If there are no additional bindings and consequencies - and they are (remeber - I was unable to revert that commit against2.6.18!) I made that patch by hand, it definitely does apply. It was made from a kernel which is just-about-2.6.20-rc1. Created attachment 9860 [details]
dmesg of 2.6.18-gentoo-r4 after unrolling of the problematic commit
So, I canconfirm. It works well. Created attachment 9884 [details]
if vt6420, don't use SCR at all during detection
Does this patch fix your problem? This is against v2.6.19.
Created attachment 9893 [details]
Modified Tejun's patch
Modified Tejun's patch - this helps, the oroginal one does NOT solve the
problem
Tejun, even your patch works, if and only if the line: .freeze = ata_bmdma_freeze, is NOT present. When commented out, the system boots. With this line it is frozen during VIA-SATA initializing as above mentioned. And, without the '.freeze' line, the original driver works as well, without any additional patching. Trouble is, I do not know the possible consequencies (= is it possible just remove the mentioned line without any disaster is future?) Created attachment 9903 [details]
Set ATA_NIEN and reset ATA_NIEN patch
Apparently, my system does not like, when ATA_NIEN bit is set and kept ON for
too long time. My system boots with the attached patch of libata-sff.c, when I
tried to reset ATA_NIEN bit immediately after ata_chk_status(ap) operation.

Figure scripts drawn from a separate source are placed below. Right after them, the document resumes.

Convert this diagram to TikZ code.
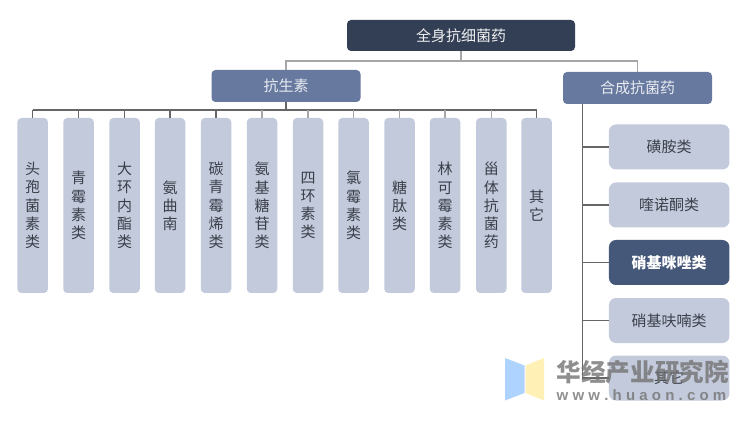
\documentclass[tikz,border=0pt]{standalone}
\usepackage{fontspec}
\setmainfont{Noto Sans CJK SC}
\newfontfamily\wmfont{Liberation Sans}
\definecolor{cTop}{HTML}{333F55}
\definecolor{cMid}{HTML}{67799F}
\definecolor{cLeaf}{HTML}{C3CADB}
\definecolor{cHi}{HTML}{46587A}
\definecolor{cTxt}{HTML}{3A3F4A}
\definecolor{cLite}{HTML}{A6A6A6}
\definecolor{cDark}{HTML}{666666}
\definecolor{cWmB}{HTML}{AFD3FF}
\definecolor{cWmY}{HTML}{FFF1B5}
\tikzset{
  topbox/.style={fill=cTop,text=white!92!cTop,rounded corners=4pt,minimum width=228pt,minimum height=31pt,inner sep=0pt,font=\fontsize{15}{18}\selectfont},
  midbox/.style={fill=cMid,text=white!85!cMid,rounded corners=4pt,minimum width=149pt,minimum height=32pt,inner sep=0pt,font=\fontsize{15}{18}\selectfont},
  leafbox/.style={fill=cLeaf,text=cTxt,rounded corners=4pt,minimum width=30.5pt,minimum height=175pt,inner sep=0pt,align=center,font=\fontsize{15}{18.2}\selectfont},
  sidebox/.style={fill=cLeaf,text=cTxt,rounded corners=7pt,minimum width=120.5pt,minimum height=45pt,inner sep=0pt,font=\fontsize{15}{18}\selectfont},
  hibox/.style={sidebox,fill=cHi,text=white,font=\fontsize{15}{18}\selectfont\bfseries},
  lite/.style={draw=cLite,line width=1.1pt},
  dark/.style={draw=cDark,line width=1.1pt},
  wm/.style={text=black!55,text opacity=.8,inner sep=0pt,anchor=west}
}
\newcommand{\wg}{\hspace{4.2pt}}
\begin{document}
\begin{tikzpicture}[x=1pt,y=-1pt]
\useasboundingbox (0,0) rectangle (750,422);
\node[topbox] (root) at (461,35.5) {全身抗细菌药};
\node[midbox] (anti) at (286,86) {抗生素};
\node[midbox] (syn) at (637.5,88) {合成抗菌药};
\node[leafbox] (l1) at (32.7,205.5) {头\\孢\\菌\\素\\类};
\node[leafbox] (l2) at (78.5,205.5) {青\\霉\\素\\类};
\node[leafbox] (l3) at (124.5,205.5) {大\\环\\内\\酯\\类};
\node[leafbox] (l4) at (170,205.5) {氨\\曲\\南};
\node[leafbox] (l5) at (216,205.5) {碳\\青\\霉\\烯\\类};
\node[leafbox] (l6) at (262,205.5) {氨\\基\\糖\\苷\\类};
\node[leafbox] (l7) at (308,205.5) {四\\环\\素\\类};
\node[leafbox] (l8) at (353.5,205.5) {氯\\霉\\素\\类};
\node[leafbox] (l9) at (399.5,205.5) {糖\\肽\\类};
\node[leafbox] (l10) at (445,205.5) {林\\可\\霉\\素\\类};
\node[leafbox] (l11) at (491.3,205.5) {甾\\体\\抗\\菌\\药};
\node[leafbox] (l12) at (536.5,205.5) {其\\它};
\node[sidebox] (s1) at (669.2,147) {磺胺类};
\node[sidebox] (s2) at (669.2,205) {喹诺酮类};
\node[hibox] (s3) at (669.2,262.5) {硝基咪唑类};
\node[sidebox] (s4) at (669.2,320.5) {硝基呋喃类};
\node[sidebox] (s5) at (669.2,378) {其它};
% connectors
\coordinate (rootbus) at (461,61);
\coordinate (bus) at (286,110);
\coordinate (trunktop) at (582.3,104);
\draw[lite] (root.south) -- (rootbus);
\draw[lite] (anti.north) -- (anti.north|-rootbus) -- (syn.north|-rootbus) -- (syn.north);
\draw[dark] (anti.south) -- (bus);
\draw[dark] (l1.north|-bus) -- (l12.north|-bus);
\foreach \n in {1,...,5} {\draw[dark] (l\n.north) -- (l\n.north|-bus);}
\foreach \n in {6,...,11} {\draw[lite] (l\n.north) -- (l\n.north|-bus);}
\draw[dark] (l12.north) -- (l12.north|-bus);
\draw[dark] (trunktop) -- (trunktop|-s5.west);
\foreach \n in {1,...,5} {\draw[dark] (trunktop|-s\n.west) -- (s\n.west);}
% watermark
\fill[cWmB] (505,358) -- (524.5,365.5) -- (524.5,393) -- (505,400.5) -- cycle;
\fill[cWmY] (525.5,365.5) -- (544,358) -- (544,400.5) -- (525.5,393) -- cycle;
\node[wm,font=\fontsize{24.6}{26}\selectfont\bfseries] (wm1) at (556.5,372) {华经产业研究院};
\node[wm,font=\fontsize{15}{16}\wmfont\bfseries] (wm2) at (556.5,395) {w\wg w\wg w\wg .\wg h\wg u\wg a\wg o\wg n\wg .\wg c\wg o\wg m};
\end{tikzpicture}
\end{document}
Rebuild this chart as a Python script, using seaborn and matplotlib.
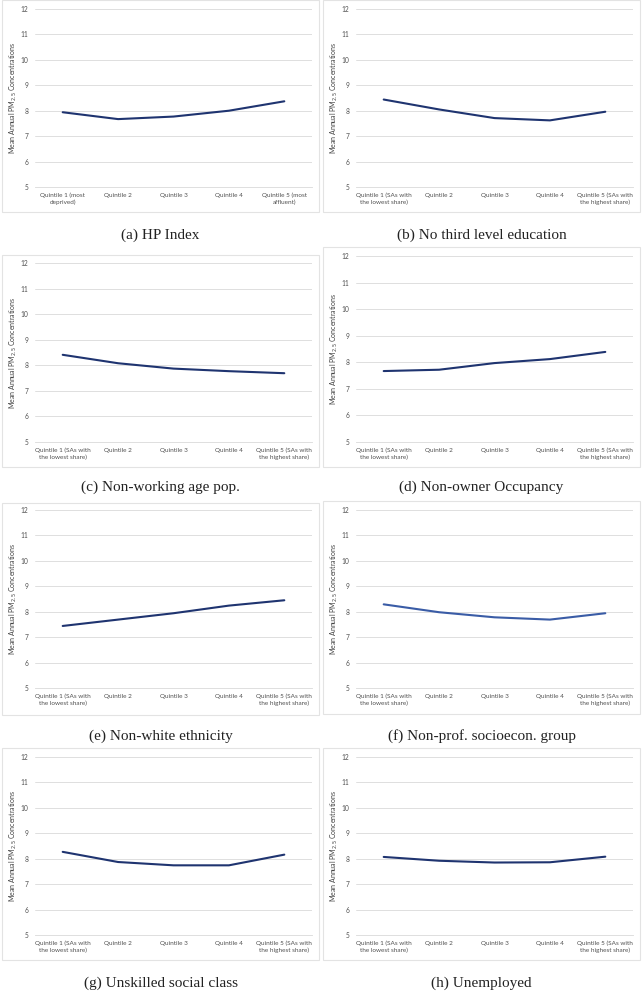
import matplotlib
matplotlib.use("Agg")
import matplotlib.pyplot as plt
from matplotlib.patches import Rectangle
import seaborn as sns
import pandas as pd

quintiles = ["Q1", "Q2", "Q3", "Q4", "Q5"]
labels_hp = ["Quintile 1 (most\ndeprived)", "Quintile 2", "Quintile 3", "Quintile 4",
             "Quintile 5 (most\naffluent)"]
labels_share = ["Quintile 1 (SAs with\nthe lowest share)", "Quintile 2", "Quintile 3", "Quintile 4",
                "Quintile 5 (SAs with\nthe highest share)"]

hp_index = [7.94, 7.67, 7.77, 8.00, 8.37]
no_third_level = [8.44, 8.05, 7.71, 7.62, 7.96]
non_working_age = [8.41, 8.08, 7.87, 7.77, 7.69]
non_owner = [7.67, 7.72, 7.97, 8.12, 8.39]
non_white = [7.44, 7.69, 7.94, 8.24, 8.45]
non_prof = [8.29, 7.98, 7.78, 7.69, 7.94]
unskilled = [8.27, 7.87, 7.74, 7.74, 8.16]
unemployed = [8.07, 7.92, 7.85, 7.86, 8.08]

titles = ["(a) HP Index", "(b) No third level education", "(c) Non-working age pop.",
          "(d) Non-owner Occupancy", "(e) Non-white ethnicity", "(f) Non-prof. socioecon. group",
          "(g) Unskilled social class", "(h) Unemployed"]
series = [hp_index, no_third_level, non_working_age, non_owner,
          non_white, non_prof, unskilled, unemployed]
xlabels = [labels_hp] + [labels_share] * 7
colors = ["#1F3470"] * 5 + ["#3A5CA6"] + ["#1F3470"] * 2

sns.set_style("white")
plt.rcParams['font.family'] = ['Lato', 'DejaVu Sans']

W, H = 642, 991
fig = plt.figure(figsize=(W / 100, H / 100), dpi=100)

# panel layout in pixels: box (top, height), axes (top, bottom)
col_x = [2, 323]
boxes = [(0, 212), (0, 212), (255, 212), (247, 220),
         (503, 212), (501, 213), (748, 212), (748, 212)]
axes_tb = [(9, 187), (9, 187), (263, 442), (256, 442),
           (510, 688), (510, 688), (757, 935), (757, 935)]
title_y = [235, 487, 736, 983]
box_w = 317
ax_w = 277

for i, (vals, title, xl, col) in enumerate(zip(series, titles, xlabels, colors)):
    r, c = divmod(i, 2)
    bx = col_x[c]
    by, bh = boxes[i]
    fig.patches.append(Rectangle((bx / W, 1 - (by + bh) / H), box_w / W, bh / H,
                                 transform=fig.transFigure, fill=False,
                                 edgecolor="#E3E3E3", linewidth=0.8))
    at, ab = axes_tb[i]
    ax = fig.add_axes([(bx + 33) / W, 1 - ab / H, ax_w / W, (ab - at) / H])
    df = pd.DataFrame({"q": quintiles, "v": vals})
    sns.lineplot(data=df, x="q", y="v", ax=ax, color=col, linewidth=1.5, sort=False)
    ax.set_xlim(-0.5, 4.5)
    ax.set_ylim(5, 12)
    ax.set_yticks(range(5, 13))
    ax.set_xticks(range(5))
    ax.set_xticklabels(xl, fontsize=4.6, color="#505050", linespacing=1.4)
    ax.tick_params(axis="y", labelsize=4.8, colors="#505050", length=0, pad=5)
    ax.tick_params(axis="x", length=0, pad=4)
    ax.grid(axis="y", color="#D9D9D9", linewidth=0.6)
    ax.set_axisbelow(True)
    for s in ["top", "right", "left"]:
        ax.spines[s].set_visible(False)
    ax.spines["bottom"].set_color("#D9D9D9")
    ax.spines["bottom"].set_linewidth(0.6)
    ax.set_xlabel("")
    ax.set_ylabel("Mean Annual PM$_{2.5}$ Concentrations", fontsize=5, color="#404040")
    ax.yaxis.set_label_coords(-15.5 / ax_w, 0.5)
    fig.text((bx + box_w / 2) / W, 1 - title_y[r] / H, title, ha="center", va="center",
             fontsize=11, family=["Liberation Serif", "DejaVu Serif"], color="#222222")

fig.savefig("out.png", dpi=100)
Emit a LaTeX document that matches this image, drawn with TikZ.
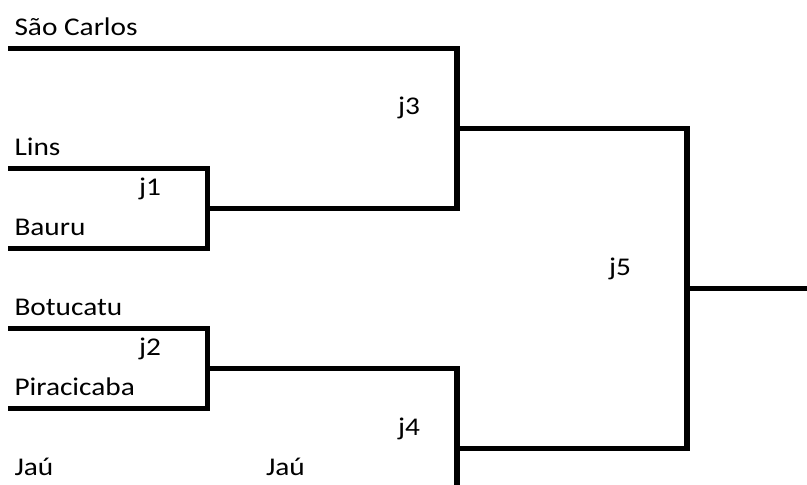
\documentclass[tikz,border=0pt]{standalone}
\usepackage{fontspec}
\setmainfont{Carlito}
\newcommand{\wide}[1]{\scalebox{1.15}[1]{#1}}
\begin{document}
\begin{tikzpicture}[x=1pt,y=-1pt,
  bline/.style={line width=5.5pt,line join=miter,line cap=butt},
  lbl/.style={anchor=base west,inner sep=0pt,outer sep=0pt,font=\fontsize{25.5}{30}\selectfont}]
\useasboundingbox (0,0) rectangle (807,485);
% coordinates
\coordinate (scL) at (8,48.5);
\coordinate (scR) at (457,48.5);
\coordinate (j1o) at (207.5,208.5);
\coordinate (j3i) at (457,208.5);
\coordinate (linsL) at (8,168.5);
\coordinate (linsR) at (207.5,168.5);
\coordinate (bauL) at (8,248.5);
\coordinate (bauR) at (207.5,248.5);
\coordinate (j3o) at (457,128.5);
\coordinate (j5a) at (687,128.5);
\coordinate (j5b) at (687,448.5);
\coordinate (j4o) at (457,448.5);
\coordinate (j5o) at (687,288.5);
\coordinate (fin) at (807,288.5);
\coordinate (botL) at (8,328.5);
\coordinate (botR) at (207.5,328.5);
\coordinate (piL) at (8,408.5);
\coordinate (piR) at (207.5,408.5);
\coordinate (j2o) at (207.5,368.5);
\coordinate (j4a) at (457,368.5);
\coordinate (j4b) at (457,490);
% connectors
\draw[bline] (scL) -- (scR) -- (j3i) -- (j1o);
\draw[bline] (linsL) -- (linsR) -- (bauR) -- (bauL);
\draw[bline] (j3o) -- (j5a) -- (j5b) -- (j4o);
\draw[bline] (j5o) -- (fin);
\draw[bline] (botL) -- (botR) -- (piR) -- (piL);
\draw[bline] (j2o) -- (j4a) -- (j4b);
% labels
\node[lbl] (tsc) at (14.5,35) {\wide{São Carlos}};
\node[lbl] (tlins) at (14.5,155) {\wide{Lins}};
\node[lbl] (tj1) at (139,195) {\wide{j1}};
\node[lbl] (tbau) at (14.5,235) {\wide{Bauru}};
\node[lbl] (tj3) at (398,114) {\wide{j3}};
\node[lbl] (tj5) at (609,275) {\wide{j5}};
\node[lbl] (tbot) at (14.5,315) {\wide{Botucatu}};
\node[lbl] (tj2) at (139,355) {\wide{j2}};
\node[lbl] (tpi) at (14.5,395) {\wide{Piracicaba}};
\node[lbl] (tj4) at (398,435) {\wide{j4}};
\node[lbl] (tjau1) at (14.5,475) {\wide{Jaú}};
\node[lbl] (tjau2) at (266,475) {\wide{Jaú}};
\end{tikzpicture}
\end{document}
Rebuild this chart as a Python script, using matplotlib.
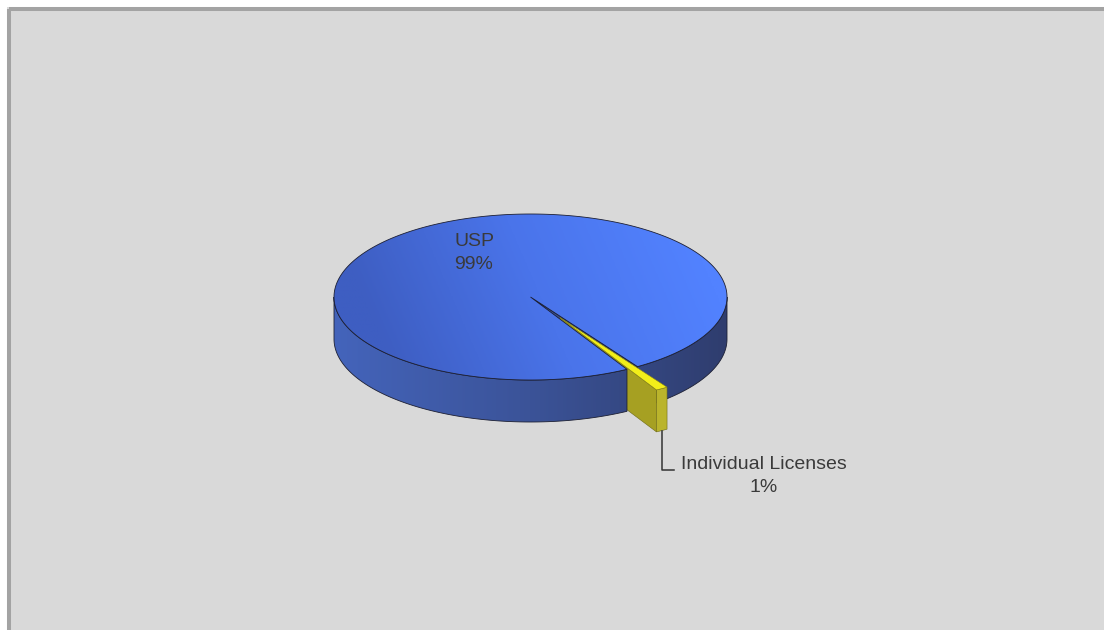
import numpy as np
import matplotlib
matplotlib.use("Agg")
import matplotlib.pyplot as plt
from matplotlib.patches import Polygon, Rectangle
from matplotlib.colors import LinearSegmentedColormap

plt.rcParams['font.family'] = ['Liberation Sans', 'DejaVu Sans']

# pie data
labels = ["USP", "Individual Licenses"]
values = [99, 1]
explode = [0.0, 0.29]

# 3d pie geometry (pixels, y grows downwards)
cx, cy = 530.5, 297.0
rx, ry = 196.5, 83.0
depth = 42.0
start = 60.6   # degrees, clockwise from 3 o'clock

top_cmap = LinearSegmentedColormap.from_list("top", ["#3e5ec2", "#4a74ea", "#5282ff"])
side_cmap = LinearSegmentedColormap.from_list("side", ["#4464bb", "#3b5398", "#2f3d6e"])
yel_top = "#f2ee1a"
yel_face = "#a6a022"
yel_side = "#bab42c"
edge = "#1c1f33"

fig = plt.figure(figsize=(11.04, 6.30), dpi=100)
fig.patch.set_facecolor("white")
ax = fig.add_axes([0, 0, 1, 1])
ax.axis("off")

# chart area with the grey frame on top and left
ax.add_patch(Rectangle((7, 7), 1104, 630, facecolor="#d9d9d9", edgecolor="none", zorder=0))
ax.plot([8.5, 8.5], [631, 8.5], color="#a3a3a3", lw=2.9, solid_capstyle="butt", zorder=1)
ax.plot([8.5, 1105], [8.5, 8.5], color="#a3a3a3", lw=2.9, solid_capstyle="butt", zorder=1)


def rim(a, ox=0.0, oy=0.0, dz=0.0):
    a = np.radians(a)
    return np.column_stack([cx + ox + rx * np.cos(a), cy + oy + ry * np.sin(a) + dz])


def arc(a0, a1):
    return np.linspace(a0, a1, max(int(abs(a1 - a0)) * 2, 2))


def gradient_fill(pts, cmap, p0, p1, z):
    poly = Polygon(pts, closed=True, facecolor="none", edgecolor=edge, lw=0.6, zorder=z + 0.1)
    ax.add_patch(poly)
    x0, y0 = pts.min(axis=0) - 2
    x1, y1 = pts.max(axis=0) + 2
    gx, gy = np.meshgrid(np.linspace(x0, x1, 300), np.linspace(y0, y1, 200))
    d = np.array(p1) - np.array(p0)
    t = ((gx - p0[0]) * d[0] + (gy - p0[1]) * d[1]) / (d @ d)
    im = ax.imshow(np.clip(t, 0, 1), cmap=cmap, vmin=0, vmax=1, extent=(x0, x1, y1, y0),
                   origin="upper", interpolation="bilinear", zorder=z)
    im.set_clip_path(poly)


def side_wall(a0, a1, ox, oy):
    a = arc(a0, a1)
    top = rim(a, ox, oy)
    bot = rim(a[::-1], ox, oy, depth)
    return np.vstack([top, bot])


def radial_face(a, ox, oy):
    p = rim([a], ox, oy)[0]
    return np.array([[cx + ox, cy + oy], p, p + [0, depth], [cx + ox, cy + oy + depth]])


fracs = np.array(values) / np.sum(values) * 360
bounds = start + np.concatenate([[0], np.cumsum(fracs)])
usp0, usp1 = bounds[0], bounds[1]
ind0, ind1 = bounds[1], bounds[2]
mid = np.radians((ind0 + ind1) / 2)
ox = explode[1] * rx * np.cos(mid)
oy = explode[1] * ry * np.sin(mid)

side_p0, side_p1 = (cx - rx, 0), (cx + rx, 0)

# USP: back part of the wall and the face seen through the gap
gradient_fill(side_wall(360, usp1, 0, 0), side_cmap, side_p0, side_p1, 2)
gradient_fill(radial_face(usp1, 0, 0), side_cmap, side_p0, side_p1, 2)

# Individual Licenses slice, pulled out
ax.add_patch(Polygon(radial_face(ind1, ox, oy), closed=True, facecolor=yel_face,
                     edgecolor="#6e6a14", lw=0.4, zorder=3))
ax.add_patch(Polygon(side_wall(ind0, ind1, ox, oy), closed=True, facecolor=yel_side,
                     edgecolor="#6e6a14", lw=0.4, zorder=3))
ytop = np.vstack([[cx + ox, cy + oy], rim(arc(ind0, ind1), ox, oy)])
ax.add_patch(Polygon(ytop, closed=True, facecolor=yel_top, edgecolor="#8a8616", lw=0.4, zorder=3.2))

# USP: front wall and top
gradient_fill(side_wall(usp0, 180, 0, 0), side_cmap, side_p0, side_p1, 4)
utop = np.vstack([[cx, cy], rim(arc(usp0, usp1))])
gradient_fill(utop, top_cmap, (390, 360), (690, 230), 5)

# leader line and labels
lx, ly = rim([np.degrees(mid)], ox, oy, depth)[0]
ax.plot([lx, lx, lx + 12], [ly, 470, 470], color="#333333", lw=1.1, zorder=6)

pct = [f"{v / sum(values) * 100:.0f}%" for v in values]
ax.text(474, 253, f"{labels[0]}\n{pct[0]}", ha="center", va="center", fontsize=14,
        color="#3a3a3a", linespacing=1.5, zorder=7)
ax.text(764, 476, f"{labels[1]}\n{pct[1]}", ha="center", va="center", fontsize=14,
        color="#3a3a3a", linespacing=1.5, zorder=7)

ax.set_xlim(0, 1104)
ax.set_ylim(630, 0)
ax.set_aspect("auto")
fig.savefig("out.png", dpi=100)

Just another info: libata uses IRQ 18 and this interrupt is not shared with
anything else. It does the same in non-MSI/MSI-X and in MSI/MSI-X mode, it has
no influence.
So, I used the following patches; it seems so far, so good: Patch for 2.6.18-gentoo-r4: ---------- snip ------------------------ diff -u libata-bmdma.c.orig libata-bmdma.c --- libata-bmdma.c,orig 2006-12-21 08:53:43.000000000 +0100 +++ libata-bmdma.c 2006-12-21 09:02:25.000000000 +0100 @@ -671,6 +671,8 @@ writeb(ap->ctl, (void __iomem *)ioaddr->ctl_addr); else outb(ap->ctl, ioaddr->ctl_addr); + ata_wait_idle(ap); + ata_irq_on(ap); } /** --------- snip ------------------------- Patch for linux-git-2.6.20-rc1 --------- snip ------------------------- diff -u libata-sff.c.orig libata-sff.c --- libata-sff.c.orig 2006-12-21 08:41:52.000000000 +0100 +++ libata-sff.c 2006-12-21 08:42:07.000000000 +0100 @@ -706,7 +706,7 @@ * previously pending IRQ on ATA_NIEN assertion. Clear it. */ ata_chk_status(ap); - + ata_irq_on(ap); ap->ops->irq_clear(ap); } -------- snip -------------------------- My system was used heavily in last 24 hours, I regularly tested the filesystem consistency (no errors so far). But I still have the same doubt: is it safe to use this modification (from the long term point of view?). Kernel 2.6.18-gentoo-r6: identical situation: it does not work as distributed, works well after patching as in #28. OIC. Thanks for finding this out. It's very surprising tho. It may have something to do with detection failures we're seeing in other controllers too. I'll investigate it more. For the time being, your change is not gonna destroy your data, so don't worry. I applied the "ata_irq_on(ap);" patch to the 0.9.20-rc1 GIT but it didn't work for me, still stuck at the same place, gave the same errors and eventually booted without detecting the drive :( Created attachment 9957 [details]
turn on irq on both devices
Can you please test whether this patch fixes via detection problem? It's
against 2.6.19.
It does not work, Tejun. Sorry for bad news. I applied the patch from comment #32 against 2.6.19.1 vanilla and it works for me. But the patch in comment #28 against 2.6.18 vanilla and debian sources did not work. No self compiled (unpatched) kernel since 2.6.18 worked, although the debian supplied kernel image 2.6.18-1-k7 does work. I have installed the sata disc just recently, so I don't know if older kernel would work. My mainboard is an Asus A7V600-X with the following VIA SATA Controller (according to lspci): 00:0f.0 RAID bus controller: VIA Technologies, Inc. VIA VT6420 SATA RAID Controller (rev 80) 00:0f.0 0104: 1106:3149 (rev 80) acb, please report the result of 'dmesg' of successful and failed detection. Thanks. Fixed in 2.6.20. Closing. Please test 2.6.20.1 and reopen if it's still broken. |